Arizona's Vulnerable Adult Statute Applies to the State's Treatment of Incapcitated Adults

Estate of Braden v. Arizona, __Ariz. Adv. Rptr. __, 1CA-CV 08-0764 (App., Div. I, June 29, 2010) (J. Orozco)

The estate of Braden brought a lawsuit against the State of Arizona, the Department of Economic Services and its Division of Developmental Disabilities [DDD] for violation of ARS sec. 46-451 et seq. in caring for Braden a developmentally disabled adult. DDD contracted with Arizona Integrated Residential and Educational Services, Inc. [AIRES] to provide Braden care and it was there that Braden died from injuries. Because it was AIRES and not DDD or the state that actually provided the care and because the trial court found the state did not voluntarily "assume" the duty to provide this care the trial court granted the state summary judgment.

The Court of Appeals disagreed and reversed. First the court found that the state assigned a caseworker for Braden, prepared an ISP (written plan of services to be provided Braden) and met with Braden's family and AIRES to discuss the plan of care and prioritize needs. The Court of Appeals found these actions adequate to establish that the state had in fact "provided care" for Braden. This "close question" was decided this way in part because of the remedial nature of the vulnerable adult statute and the consequent requirement it be interpreted broadly to effectuate application.

Next the Court of Appeals rejected the state's argument that it did not "assume a legal duty" to care for Braden because it did not "voluntarily" undertake his care but instead was mandated by law to provide the care. The court looked to Webster's dictionary and found that "volunteering" is not a perquisite to finding one has "assumed" a duty. Particularly based upon the remedial nature of the statute the state assumes the duty when it "takes up" the responsibility whether voluntarily or by mandate.

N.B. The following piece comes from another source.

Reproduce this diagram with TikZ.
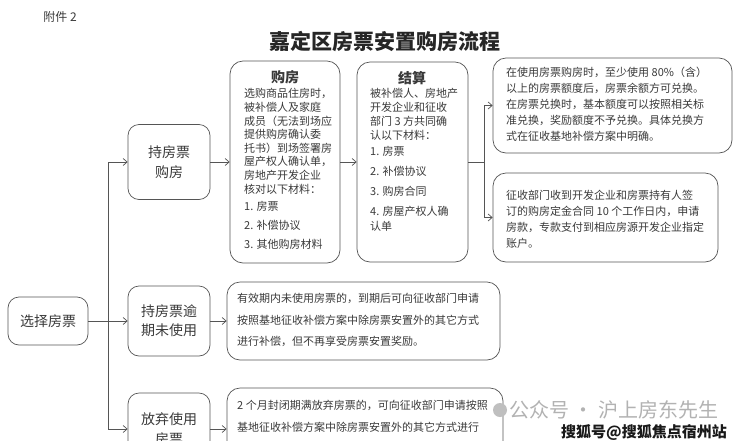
\documentclass[tikz,border=0pt]{standalone}
\usepackage{fontspec}
\setmainfont{Noto Sans CJK SC}
\usetikzlibrary{arrows.meta}
\definecolor{ink}{HTML}{3A3A3A}
\definecolor{edge}{HTML}{555555}
\newcommand\myfs[2]{\fontsize{#1}{#2}\selectfont}
\begin{document}
\begin{tikzpicture}[x=1pt,y=-1pt,
  box/.style={draw=edge, line width=0.7pt, rounded corners=11pt, inner sep=0pt, text=ink, align=center},
  txt/.style={inner sep=0pt, anchor=north west, align=left, text=ink},
  ttl/.style={inner sep=0pt, text=ink, font=\myfs{14}{16}\bfseries},
  arr/.style={draw=edge, line width=0.7pt, -{Straight Barb[length=4pt,width=7pt]}},
  ln/.style={draw=edge, line width=0.7pt}]
\clip (0,0) rectangle (740,440);
\fill[white] (0,0) rectangle (740,440);

% header
\node[inner sep=0pt, text=ink, font=\myfs{12}{14}] (att) at (60,17) {附件 2};
\node[inner sep=0pt, text=black!85, font=\myfs{21}{24}\bfseries] (title) at (385,42) {嘉定区房票安置购房流程};

% left column
\node[box, minimum width=80pt, minimum height=48pt, font=\myfs{14}{18}] (sel) at (48,321) {选择房票};
\node[box, minimum width=82pt, minimum height=75pt, font=\myfs{14}{20}] (b1) at (169,162) {持房票\\购房};
\node[box, minimum width=82pt, minimum height=70pt, font=\myfs{14}{19}] (b2) at (169,321) {持房票逾\\期未使用};
\node[box, minimum width=82pt, minimum height=72pt, font=\myfs{14}{20}] (b3) at (169,429) {放弃使用\\房票};

% purchase and settlement boxes
\node[box, rounded corners=13pt, minimum width=110pt, minimum height=202pt] (gf) at (285,162) {};
\node[box, rounded corners=13pt, minimum width=111pt, minimum height=200pt] (js) at (412.5,162) {};
\node[box, rounded corners=13pt, minimum width=239pt, minimum height=95pt] (ba) at (612.5,105.5) {};
\node[box, rounded corners=13pt, minimum width=225pt, minimum height=89pt] (bb) at (605.5,217.5) {};
\node[box, rounded corners=13pt, minimum width=273pt, minimum height=78pt] (yq) at (363.5,321) {};
\node[box, rounded corners=13pt, minimum width=276pt, minimum height=82pt] (fq) at (365,429) {};

% texts in purchase box
\node[ttl] (gft) at (285,77) {购房};
\node[txt, font=\myfs{11}{13.6}] (gfb) at (244,88.5) {选购商品住房时，\\被补偿人及家庭\\成员（无法到场应\\提供购房确认委\\托书）到场签署房\\屋产权人确认单，\\房地产开发企业\\核对以下材料：};
\node[txt, font=\myfs{11}{19}] (gfl) at (244,201.5) {1. 房票\\2. 补偿协议\\3. 其他购房材料};

% texts in settlement box
\node[ttl] (jst) at (412,78) {结算};
\node[txt, font=\myfs{11}{14}] (jsb) at (370,88.5) {被补偿人、房地产\\开发企业和征收\\部门 3 方共同确\\认以下材料：};
\node[txt, font=\myfs{11}{20}] (jsl) at (370,146.5) {1. 房票\\2. 补偿协议\\3. 购房合同};
\node[txt, font=\myfs{11}{15}] (jsl4) at (370,206.5) {4. 房屋产权人确\\认单};

% right boxes
\node[txt, font=\myfs{11}{16}] (bat) at (506,66.5) {在使用房票购房时，至少使用 80\%（含）\\以上的房票额度后，房票余额方可兑换。\\在房票兑换时，基本额度可以按照相关标\\准兑换，奖励额度不予兑换。具体兑换方\\式在征收基地补偿方案中明确。};
\node[txt, font=\myfs{11}{16}] (bbt) at (506,189.5) {征收部门收到开发企业和房票持有人签\\订的购房定金合同 10 个工作日内，申请\\房款，专款支付到相应房源开发企业指定\\账户。};

% lower boxes
\node[txt, font=\myfs{11}{21.5}] (yqt) at (237,293.5) {有效期内未使用房票的，到期后可向征收部门申请\\按照基地征收补偿方案中除房票安置外的其它方式\\进行补偿，但不再享受房票安置奖励。};
\node[txt, font=\myfs{11}{22}] (fqt) at (237,399.5) {2 个月封闭期满放弃房票的，可向征收部门申请按照\\基地征收补偿方案中除房票安置外的其它方式进行};

% connectors
\coordinate (trunk) at (108,321);
\coordinate (split) at (484,162);
\draw[arr] (sel.east) -- (b2.west);
\draw[arr] (trunk) |- (b1.west);
\draw[arr] (trunk) |- (b3.west);
\draw[arr] (b1.east) -- (b1.east -| gf.west);
\draw[arr] (gf.east) -- (gf.east -| js.west);
\draw[ln] (js.east) -- (split);
\draw[arr] (split) |- (ba.west);
\draw[arr] (split) |- (bb.west);
\draw[arr] (b2.east) -- (b2.east -| yq.west);
\draw[arr] (b3.east) -- (b3.east -| fq.west);

% watermarks
\fill[black!25] (500,410) circle (7pt);
\node[inner sep=0pt, text=black!30, font=\myfs{20}{22}] (wm1) at (614,410) {公众号 · 沪上房东先生};
\node[inner sep=0pt, text=black!90, font=\myfs{15}{17}\bfseries] (wm2) at (644,432) {搜狐号@搜狐焦点宿州站};
\end{tikzpicture}
\end{document}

Next the court rejected the state's argument that language in the statute requiring an APSCA claim be served on the state and expressly stating that such obligation did not "authorize the person to name this state . . . as a party" precluded application of the statute. Instead the Court of Appeals found that this language only meant that the requirement of service on the state alone did not create a cause of action but likewise did not preclude one if there was an independent act or omission by the state creating liability.

Next the court rejected the state's argument that to allow liability against the state would create the absurd result of requiring the attorney general to simultaneously represent the plaintiff and the defendant state and would require to state to report violations to itself. The court noted that the attorney general is never required to represent the plaintiff or get involved in the claim but if it decides to do so statute allows it to hire private counsel. There is nothing absurd about the state properly reporting a violation of its own subdivision.

Finally the state argued it was immune for its administrative decisions under ARS sec. 12-820.01. The Court of Appeals handily rejected this argument noting that it has repeatedly been held in Arizona that this immunity only applies to policy making decisions and not the administration of day to day duties and responsibilities in carrying out those policies.